In 2022, when she got a call from singer-songwriter Arnob from Bangladesh to take part in a Coke Studio Bangla song, it was kind of a fangirl moment for her. Together, they gleefully messed with the S.D. Burman classic “Shono Go Dakhin Hawa.”
Riding on the success of last year, Bagchi already has three Hindi film songs in 2025—“Uyi Amma” from Azaad, the Loveyapa title track, and “Galatfehmi” from Nadaaniyan—but she refuses to be pigeonholed as a Bollywood playback singer. She has a steady stream of non-film work: she’s in the new Coke Studio Bharat and is also composing her own stuff. “I have things that I want to say. I can’t always be a mouthpiece for somebody else,” she says.
In a way, Bagchi is the product of her father’s dreams. Her father and uncle were students of hardcore classical music, born and brought up in Balurghat, West Bengal. He had to give up music after she was born, because of middle-class responsibilities. Thus was born a middle-class dream. Her parents moved to Kolkata in search of better opportunities for her, educationally and otherwise.
She started learning from Subhra Guha, one of the exponents of the Agra gharana. For the first few years, she hated it. “Initially, I was very bored. I was doing the same thing repeatedly.
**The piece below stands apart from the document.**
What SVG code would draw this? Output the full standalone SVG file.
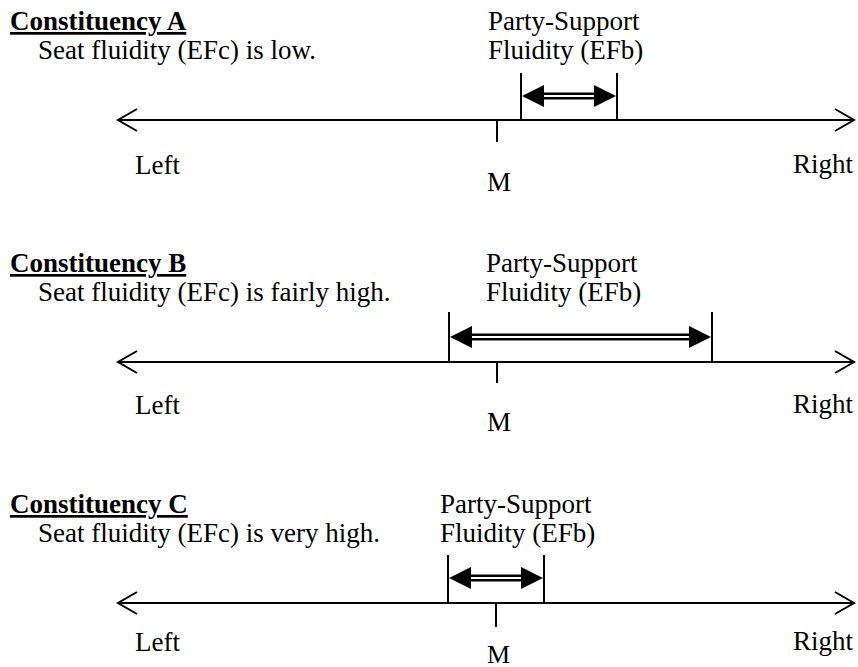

One raga she used to teach for four to five years, just going on… and was very strict too. I literally didn’t speak; I was very scared of her,” she says.
“It took me a good six or seven years of training to start liking what I was doing.”
But it is this relentless rigour that forms the bedrock of Bagchi’s vocal exploits. “When you practise, practise, and practise, you have a lot of control over your voice and what you can do with it,” she says.